Position in Ruskin’s Collection

Ruskin's Catalogues

  • Ruskin's Rudimentary series, 3rd ed. (1872)

    R|145} St. Maurice. Copy of Vignette by Turner. Consummate use of water-colour on white paper. W. Ward.
  • Ruskin's Rudimentary series 4th ed. (1872)

    R|145} St. Maurice. Copy of Vignette by Turner. Consummate use of water-colour on white paper. W. Ward.
  • Ruskin's Rudimentary series, 5th ed. (1873)

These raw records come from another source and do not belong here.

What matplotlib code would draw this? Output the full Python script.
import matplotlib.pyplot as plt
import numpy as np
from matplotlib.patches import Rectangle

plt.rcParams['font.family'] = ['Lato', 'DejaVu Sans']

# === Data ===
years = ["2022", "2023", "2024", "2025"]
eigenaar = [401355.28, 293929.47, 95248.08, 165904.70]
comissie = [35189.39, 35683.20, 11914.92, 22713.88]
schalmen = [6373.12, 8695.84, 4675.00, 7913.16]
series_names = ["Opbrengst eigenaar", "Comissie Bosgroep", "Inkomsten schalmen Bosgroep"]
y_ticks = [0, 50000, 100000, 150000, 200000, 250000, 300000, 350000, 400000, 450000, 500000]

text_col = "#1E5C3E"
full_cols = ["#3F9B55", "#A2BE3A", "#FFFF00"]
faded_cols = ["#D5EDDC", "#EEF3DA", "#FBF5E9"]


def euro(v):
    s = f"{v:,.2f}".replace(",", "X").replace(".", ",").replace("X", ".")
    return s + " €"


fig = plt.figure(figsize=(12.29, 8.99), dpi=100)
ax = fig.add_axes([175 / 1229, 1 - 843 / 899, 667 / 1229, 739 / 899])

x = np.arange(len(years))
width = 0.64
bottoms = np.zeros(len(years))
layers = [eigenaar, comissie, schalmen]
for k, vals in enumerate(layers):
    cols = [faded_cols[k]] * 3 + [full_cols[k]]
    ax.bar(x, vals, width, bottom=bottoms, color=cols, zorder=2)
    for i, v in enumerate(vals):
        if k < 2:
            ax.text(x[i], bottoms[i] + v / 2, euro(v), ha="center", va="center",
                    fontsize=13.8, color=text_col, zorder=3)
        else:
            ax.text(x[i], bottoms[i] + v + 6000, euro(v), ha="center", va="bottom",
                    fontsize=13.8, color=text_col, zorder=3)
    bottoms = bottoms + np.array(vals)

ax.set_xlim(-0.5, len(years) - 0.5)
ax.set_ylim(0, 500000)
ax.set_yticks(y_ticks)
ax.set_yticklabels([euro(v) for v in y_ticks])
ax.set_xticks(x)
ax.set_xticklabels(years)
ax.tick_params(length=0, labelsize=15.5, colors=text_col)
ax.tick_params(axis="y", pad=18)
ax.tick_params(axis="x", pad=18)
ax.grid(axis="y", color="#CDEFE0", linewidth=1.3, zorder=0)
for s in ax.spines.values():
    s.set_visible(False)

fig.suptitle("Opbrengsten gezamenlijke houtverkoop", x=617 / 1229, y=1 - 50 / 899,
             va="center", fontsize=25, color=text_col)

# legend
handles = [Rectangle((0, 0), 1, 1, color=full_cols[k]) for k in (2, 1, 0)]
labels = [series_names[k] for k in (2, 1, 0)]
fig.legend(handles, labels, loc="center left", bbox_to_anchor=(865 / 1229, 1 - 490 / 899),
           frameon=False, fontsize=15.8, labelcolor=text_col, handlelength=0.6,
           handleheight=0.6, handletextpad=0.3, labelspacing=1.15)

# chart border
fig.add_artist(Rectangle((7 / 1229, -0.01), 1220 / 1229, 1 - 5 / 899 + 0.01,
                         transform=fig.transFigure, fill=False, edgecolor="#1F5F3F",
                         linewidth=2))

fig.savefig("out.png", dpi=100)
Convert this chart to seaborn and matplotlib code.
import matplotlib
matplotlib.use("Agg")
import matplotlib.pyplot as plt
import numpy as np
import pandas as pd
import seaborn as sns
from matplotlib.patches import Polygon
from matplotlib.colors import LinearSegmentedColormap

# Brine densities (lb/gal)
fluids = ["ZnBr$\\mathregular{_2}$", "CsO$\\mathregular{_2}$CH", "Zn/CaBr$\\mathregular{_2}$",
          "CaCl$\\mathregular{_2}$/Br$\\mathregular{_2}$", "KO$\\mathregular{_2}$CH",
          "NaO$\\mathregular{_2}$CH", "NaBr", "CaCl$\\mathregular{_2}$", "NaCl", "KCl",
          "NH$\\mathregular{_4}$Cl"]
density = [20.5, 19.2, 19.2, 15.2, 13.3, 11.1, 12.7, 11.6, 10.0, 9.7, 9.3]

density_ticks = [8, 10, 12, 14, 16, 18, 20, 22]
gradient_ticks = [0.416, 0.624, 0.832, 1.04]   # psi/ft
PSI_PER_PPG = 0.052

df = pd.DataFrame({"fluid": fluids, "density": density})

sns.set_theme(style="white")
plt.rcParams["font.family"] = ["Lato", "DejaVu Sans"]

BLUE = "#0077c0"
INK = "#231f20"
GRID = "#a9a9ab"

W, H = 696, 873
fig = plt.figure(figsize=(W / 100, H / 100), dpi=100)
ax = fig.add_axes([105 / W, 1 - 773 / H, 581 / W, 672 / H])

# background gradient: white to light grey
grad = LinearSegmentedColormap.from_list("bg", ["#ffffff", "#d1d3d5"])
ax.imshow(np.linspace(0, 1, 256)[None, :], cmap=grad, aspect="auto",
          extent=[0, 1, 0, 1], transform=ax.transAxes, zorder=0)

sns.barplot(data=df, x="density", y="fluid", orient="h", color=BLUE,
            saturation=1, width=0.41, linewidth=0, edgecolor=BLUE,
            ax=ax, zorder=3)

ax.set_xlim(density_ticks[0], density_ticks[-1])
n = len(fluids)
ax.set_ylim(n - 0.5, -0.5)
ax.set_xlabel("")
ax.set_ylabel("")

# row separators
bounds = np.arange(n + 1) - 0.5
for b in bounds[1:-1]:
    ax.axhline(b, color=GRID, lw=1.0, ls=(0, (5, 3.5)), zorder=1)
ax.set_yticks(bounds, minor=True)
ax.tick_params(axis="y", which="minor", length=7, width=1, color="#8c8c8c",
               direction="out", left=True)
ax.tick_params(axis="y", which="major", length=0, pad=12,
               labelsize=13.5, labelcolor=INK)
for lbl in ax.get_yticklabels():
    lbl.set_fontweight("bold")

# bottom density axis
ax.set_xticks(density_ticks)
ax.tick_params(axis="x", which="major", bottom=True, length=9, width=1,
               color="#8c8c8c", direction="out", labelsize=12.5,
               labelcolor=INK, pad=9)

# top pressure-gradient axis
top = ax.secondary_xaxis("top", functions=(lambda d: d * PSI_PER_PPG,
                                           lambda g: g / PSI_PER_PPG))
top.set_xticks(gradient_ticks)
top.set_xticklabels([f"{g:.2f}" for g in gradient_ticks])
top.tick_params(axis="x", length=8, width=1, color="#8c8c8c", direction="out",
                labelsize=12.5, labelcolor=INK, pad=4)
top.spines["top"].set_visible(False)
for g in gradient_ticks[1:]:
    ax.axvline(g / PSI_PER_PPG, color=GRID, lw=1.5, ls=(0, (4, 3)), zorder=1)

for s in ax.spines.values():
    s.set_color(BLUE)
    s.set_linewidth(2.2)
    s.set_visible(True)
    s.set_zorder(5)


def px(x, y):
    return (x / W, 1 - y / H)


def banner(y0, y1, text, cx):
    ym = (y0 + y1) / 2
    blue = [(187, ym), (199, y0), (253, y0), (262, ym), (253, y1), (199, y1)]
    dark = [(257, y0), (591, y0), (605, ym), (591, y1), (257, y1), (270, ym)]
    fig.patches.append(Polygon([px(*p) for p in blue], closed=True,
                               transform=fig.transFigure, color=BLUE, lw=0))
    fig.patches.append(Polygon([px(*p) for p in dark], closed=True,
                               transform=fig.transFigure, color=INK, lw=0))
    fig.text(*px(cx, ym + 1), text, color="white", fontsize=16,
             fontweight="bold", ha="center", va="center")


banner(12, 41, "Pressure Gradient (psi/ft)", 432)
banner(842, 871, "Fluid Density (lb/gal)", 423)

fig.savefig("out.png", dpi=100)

    R|145} St. Maurice. Copy of Vignette by Turner. Consummate use of water-colour on white paper. W. Ward.
  • Ruskin's revision to the Rudimentary series (1878)

    now 145 132.

    St. Maurice, a copy by M.r. Ward of the most beautiful of the vignettes to the Italy. Nothing is finer in the whole range of Turner’s works than the original drawing, and I should never end if I began talking about it. I should probably, nevertheless, have begun and not ended, if I were not brought to pause by my entire inability to find excuse for a fault which, unless I advised him of it, the student would probably not have found out, but which in honour I cannot conceal, that the Rhone runs the wrong way. It might indeed have been long before this audacity - for it is not an error - had been detected; for the railroad passes the R. scene in a tunnel, and not one traveller in a thousand ever sees either the bridge or the river; but before this record of one quite the greatest among the works of human art, I am bound to acknowledge whatever can be justly alleged against it. The facts are that, from the beginning to the end of his life, Turner’s object was never to give literal or geographical account of anything, but to perpetuate the mental impression he had himself received from it. That impression at St. Maurice had depended on the aspect of the bridge seen from this side and on the rapidity of the Massy river that rushed beneath it, but not in the least on the quarter of the compass to which its current was directed. He felt himself unable to express its power in looking down stream and chose therefore to represent the bridge behind it and the river in front. I do not justify this, but if Turner had always done right, his country and the world lon would long ago have known that he did, and there would have been no occasion for any author of Modern Painters.